QUANTIFYING THE IMPACT OF GRID SIZE TO COMPARE WATER AND POLYMER FLOODING STRATEGIES IN A HIGHLY HETEROGENEOUS OFFSHORE FIELD

Abstract

Polymer flooding can be a viable alternative to improve recovery of heavy oil reservoirs. The comparison of water and polymer flooding demands a detailed simulation results. The analysis of relevant data including uncertainties seeks to improve the decision process and requires a high number of simulation runs. Reservoir engineers usually bypass this problem using fast models to reduce computational time; however, it is important to maintain the reliability of heterogeneous reservoir models. This work presents an evaluation of fast models considering precision of results and simulation time in specific wells of interest. The fast model is required in this case because the simulation time of the entire reservoir would demand excessive computation effort for probabilistic approaches used in the decision analysis.
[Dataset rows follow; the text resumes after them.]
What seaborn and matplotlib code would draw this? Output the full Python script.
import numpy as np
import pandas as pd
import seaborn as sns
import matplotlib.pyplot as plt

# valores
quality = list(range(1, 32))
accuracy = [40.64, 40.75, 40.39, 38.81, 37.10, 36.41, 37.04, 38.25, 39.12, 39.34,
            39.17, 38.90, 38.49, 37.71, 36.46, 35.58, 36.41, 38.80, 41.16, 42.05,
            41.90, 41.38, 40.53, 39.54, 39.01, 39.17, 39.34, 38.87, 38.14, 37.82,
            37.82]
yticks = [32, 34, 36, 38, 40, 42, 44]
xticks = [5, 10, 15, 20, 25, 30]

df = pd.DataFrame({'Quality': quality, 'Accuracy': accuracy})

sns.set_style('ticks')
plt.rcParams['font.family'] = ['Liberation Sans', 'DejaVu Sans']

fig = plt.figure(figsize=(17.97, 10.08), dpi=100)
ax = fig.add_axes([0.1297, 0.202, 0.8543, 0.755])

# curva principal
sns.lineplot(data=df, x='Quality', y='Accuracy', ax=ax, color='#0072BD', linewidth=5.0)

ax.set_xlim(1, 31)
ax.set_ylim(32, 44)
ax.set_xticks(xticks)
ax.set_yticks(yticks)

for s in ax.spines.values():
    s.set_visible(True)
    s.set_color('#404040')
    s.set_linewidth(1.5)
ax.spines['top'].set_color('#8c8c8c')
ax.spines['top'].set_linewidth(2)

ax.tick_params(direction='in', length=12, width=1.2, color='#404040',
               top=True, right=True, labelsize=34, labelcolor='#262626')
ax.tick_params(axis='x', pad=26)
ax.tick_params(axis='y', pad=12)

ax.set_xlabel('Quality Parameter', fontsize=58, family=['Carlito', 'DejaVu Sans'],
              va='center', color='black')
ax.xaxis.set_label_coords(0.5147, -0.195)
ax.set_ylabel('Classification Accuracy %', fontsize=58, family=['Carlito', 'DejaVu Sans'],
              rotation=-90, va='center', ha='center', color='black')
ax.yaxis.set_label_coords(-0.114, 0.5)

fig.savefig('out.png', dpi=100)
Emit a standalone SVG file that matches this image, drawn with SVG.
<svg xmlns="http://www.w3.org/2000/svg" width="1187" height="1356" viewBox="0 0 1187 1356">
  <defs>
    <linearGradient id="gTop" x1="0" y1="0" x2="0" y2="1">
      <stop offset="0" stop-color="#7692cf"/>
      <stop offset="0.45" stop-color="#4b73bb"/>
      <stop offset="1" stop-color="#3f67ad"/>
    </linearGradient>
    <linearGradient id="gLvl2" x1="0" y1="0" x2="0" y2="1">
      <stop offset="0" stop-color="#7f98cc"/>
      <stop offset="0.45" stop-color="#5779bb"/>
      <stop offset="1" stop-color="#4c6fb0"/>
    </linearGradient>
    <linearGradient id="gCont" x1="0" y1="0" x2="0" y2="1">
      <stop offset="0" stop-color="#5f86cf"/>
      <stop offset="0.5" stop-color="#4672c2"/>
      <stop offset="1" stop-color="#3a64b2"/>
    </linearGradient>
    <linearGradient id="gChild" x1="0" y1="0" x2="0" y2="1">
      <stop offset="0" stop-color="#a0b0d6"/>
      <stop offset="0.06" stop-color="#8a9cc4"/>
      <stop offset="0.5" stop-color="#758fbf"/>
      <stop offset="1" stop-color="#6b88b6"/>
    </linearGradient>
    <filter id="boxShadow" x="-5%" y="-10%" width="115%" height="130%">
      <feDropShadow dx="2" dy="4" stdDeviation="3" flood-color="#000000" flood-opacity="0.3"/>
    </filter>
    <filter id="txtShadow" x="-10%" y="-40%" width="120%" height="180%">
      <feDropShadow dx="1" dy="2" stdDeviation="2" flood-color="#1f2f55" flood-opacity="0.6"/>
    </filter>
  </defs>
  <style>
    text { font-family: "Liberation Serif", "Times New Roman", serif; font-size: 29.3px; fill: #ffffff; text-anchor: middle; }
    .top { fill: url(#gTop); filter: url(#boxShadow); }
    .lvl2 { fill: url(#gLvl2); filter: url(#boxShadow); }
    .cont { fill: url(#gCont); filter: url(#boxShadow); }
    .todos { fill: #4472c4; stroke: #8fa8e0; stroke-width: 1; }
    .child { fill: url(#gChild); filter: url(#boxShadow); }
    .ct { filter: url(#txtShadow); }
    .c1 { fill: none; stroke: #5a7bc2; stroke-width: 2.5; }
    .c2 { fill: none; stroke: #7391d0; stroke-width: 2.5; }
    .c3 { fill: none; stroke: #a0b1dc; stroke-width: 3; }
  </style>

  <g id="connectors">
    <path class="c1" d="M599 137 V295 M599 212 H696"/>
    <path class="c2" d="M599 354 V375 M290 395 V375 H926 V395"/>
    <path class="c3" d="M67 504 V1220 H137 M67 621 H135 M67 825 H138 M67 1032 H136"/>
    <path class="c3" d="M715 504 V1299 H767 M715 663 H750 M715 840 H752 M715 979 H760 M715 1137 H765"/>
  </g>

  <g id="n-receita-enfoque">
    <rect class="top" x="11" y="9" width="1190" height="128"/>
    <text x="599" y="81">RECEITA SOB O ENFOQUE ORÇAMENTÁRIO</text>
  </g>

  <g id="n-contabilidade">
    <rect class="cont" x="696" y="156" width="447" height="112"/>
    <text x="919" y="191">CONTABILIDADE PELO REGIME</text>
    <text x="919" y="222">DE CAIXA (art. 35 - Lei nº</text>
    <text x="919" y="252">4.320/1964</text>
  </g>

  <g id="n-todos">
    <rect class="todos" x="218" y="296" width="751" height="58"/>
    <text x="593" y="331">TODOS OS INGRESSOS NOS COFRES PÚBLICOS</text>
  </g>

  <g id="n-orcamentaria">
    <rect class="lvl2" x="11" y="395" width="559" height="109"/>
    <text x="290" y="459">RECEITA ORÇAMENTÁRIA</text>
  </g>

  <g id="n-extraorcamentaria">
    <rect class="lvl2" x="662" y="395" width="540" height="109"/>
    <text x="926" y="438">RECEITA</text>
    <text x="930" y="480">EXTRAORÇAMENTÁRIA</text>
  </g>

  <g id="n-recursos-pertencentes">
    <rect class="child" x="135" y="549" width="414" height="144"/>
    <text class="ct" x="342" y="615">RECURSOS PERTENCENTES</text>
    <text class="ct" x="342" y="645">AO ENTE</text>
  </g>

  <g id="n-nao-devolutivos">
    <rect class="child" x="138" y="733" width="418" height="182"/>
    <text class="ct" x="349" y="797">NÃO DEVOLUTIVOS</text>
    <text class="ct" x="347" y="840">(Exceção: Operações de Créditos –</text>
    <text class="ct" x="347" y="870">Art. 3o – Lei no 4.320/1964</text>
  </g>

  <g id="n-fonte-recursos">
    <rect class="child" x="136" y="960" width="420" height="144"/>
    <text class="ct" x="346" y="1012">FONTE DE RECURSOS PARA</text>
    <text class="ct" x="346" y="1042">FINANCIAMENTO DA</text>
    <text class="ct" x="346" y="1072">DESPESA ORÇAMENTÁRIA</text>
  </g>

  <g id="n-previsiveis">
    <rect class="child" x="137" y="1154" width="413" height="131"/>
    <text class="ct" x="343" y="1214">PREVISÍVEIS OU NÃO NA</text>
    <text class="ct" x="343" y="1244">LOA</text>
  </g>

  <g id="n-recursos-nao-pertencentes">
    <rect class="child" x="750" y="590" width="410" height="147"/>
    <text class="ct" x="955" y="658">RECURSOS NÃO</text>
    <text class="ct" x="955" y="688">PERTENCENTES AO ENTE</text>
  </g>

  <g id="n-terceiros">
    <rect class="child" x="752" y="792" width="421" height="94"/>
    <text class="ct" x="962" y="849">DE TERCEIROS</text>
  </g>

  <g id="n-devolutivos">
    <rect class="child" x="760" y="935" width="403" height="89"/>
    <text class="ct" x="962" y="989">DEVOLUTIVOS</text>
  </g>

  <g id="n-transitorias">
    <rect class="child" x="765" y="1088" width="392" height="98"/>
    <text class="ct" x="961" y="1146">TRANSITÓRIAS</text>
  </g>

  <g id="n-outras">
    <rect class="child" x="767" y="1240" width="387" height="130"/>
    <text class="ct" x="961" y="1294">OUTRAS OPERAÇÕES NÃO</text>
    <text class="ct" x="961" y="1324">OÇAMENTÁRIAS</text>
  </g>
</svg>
Therefore, the main objective of the proposed work is to establish an innovative approach to evaluate and quantify how the grid size impacts the accuracy of results and both the time and computational resources. Based on the well location, three procedures are compared: (1) original grid size model (OTM), (2) selection of grid size based on streamlines to set a limited region defined by drainage area of wells of interest and a reliable results production index (DA), and (3) upscaling of the simulation model (UP). These two fast models are compared with the OTM model by evaluating water and polymer flooding production indicators. The results show an average simulation time reduction of 65% for the DA method and 34% for the UP method in comparison with OTM model (considering DA and UP cases with acceptable results). The DA method shows better accuracy than the UP method. In conclusion, the DA method offers a good alternative yielding a faster and reliable tool. This work presents a methodology used to build a fast model which can evaluate the impact of fast models in decision analysis comparing water and polymer flooding, especially when using EOR strategies and/or complex reservoirs.